Jeremy Void: “Yeah, that way maybe we’d have more jobs for people, but you’d need to be qualified to do it. It depends on what the need is for it, I don’t even know if we need high tech jobs around here. Like Comcast you can just call them over the phone, I don’t think we need them around here. I mean yeah we need more jobs, but I don’t know…”
Vermont Gossip: “Do you think that Vermont youth are told often enough that having a family and kids could be the most satisfying thing they ever hope to experience?”
Jeremy Void: “No, I don’t think they’re really told that enough. I think family values are good to have, but I don’t think there’s a lot of family values in today’s day and age. People lack family values.”
Vermont Gossip: “Do you think we should be telling youngsters to be on the lookout for a life mate early in life because they may never have a better change to find a life mate?”
Jeremy Void: “No. I mean I’m kind of a hopeless romantic, but I feel like there’s always someone out there for everybody, and you just gotta find it. You shouldn’t settle. I don’t think anyone should have to settle with anyone.”
Vermont Gossip: “Would you support legislation that would decriminalize operating a driverless car while under the influence?”
Jeremy Void: “No, I won’t support that, too many drunk driving accidents.”
Vermont Gossip: “Do you know who you’re going to vote for for the next Governor of Vermont?”
Jeremy Void: “I don’t even know who’s running. I don’t follow politics much.”
Vermont Gossip: “Who’s your favorite Vermont band?

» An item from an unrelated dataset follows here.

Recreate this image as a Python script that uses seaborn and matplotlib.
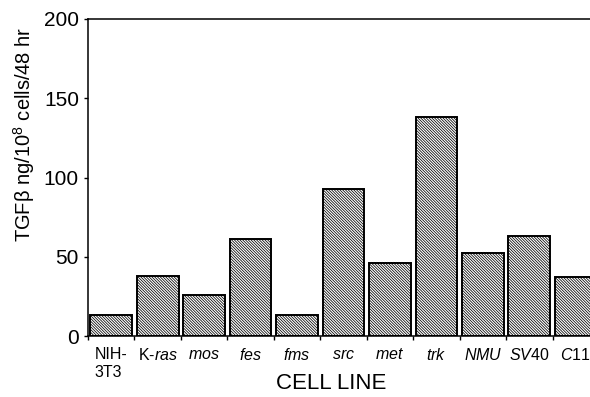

Jeremy Void: “Thurgood Thurston is a really good musician. There’s always a lot of great underground bands, like this one band Middle Son, they’re from around here, they’re friends with them. There’s a lot of underground punk bands, and hardcore bands and metal band around here. I’m getting into this guy, he used to be called Johnny Hobo but now he’s Pat the Bunny, which I’m really getting into and he does a folk-punk-rock and he’s pretty good. I think he’s from around here.”
Vermont Gossip: “How do you feel about the promises of synthetic biology which is everything from genetically engineering salmon to grow faster to killing off mosquitoes?”
Jeremy Void: “It doesn’t sound like a good idea. I’m sure mosquitoes serve some sort of purpose, I just don’t know what it is, but everything serves it’s purpose so to kill some, it’s like getting rid of all the spiders in the world, other people are bugs. Everything serves it’s purpose so to get rid of something would be detrimental to our society unless we could take what they supply and manufacture it in another way I guess.”
Vermont Gossip: “Do you lament that we’ve lost courting rituals or do you think that they’re still alive and healthy?”
Jeremy Void: “No, I don’t think there’s a lot of that going on.”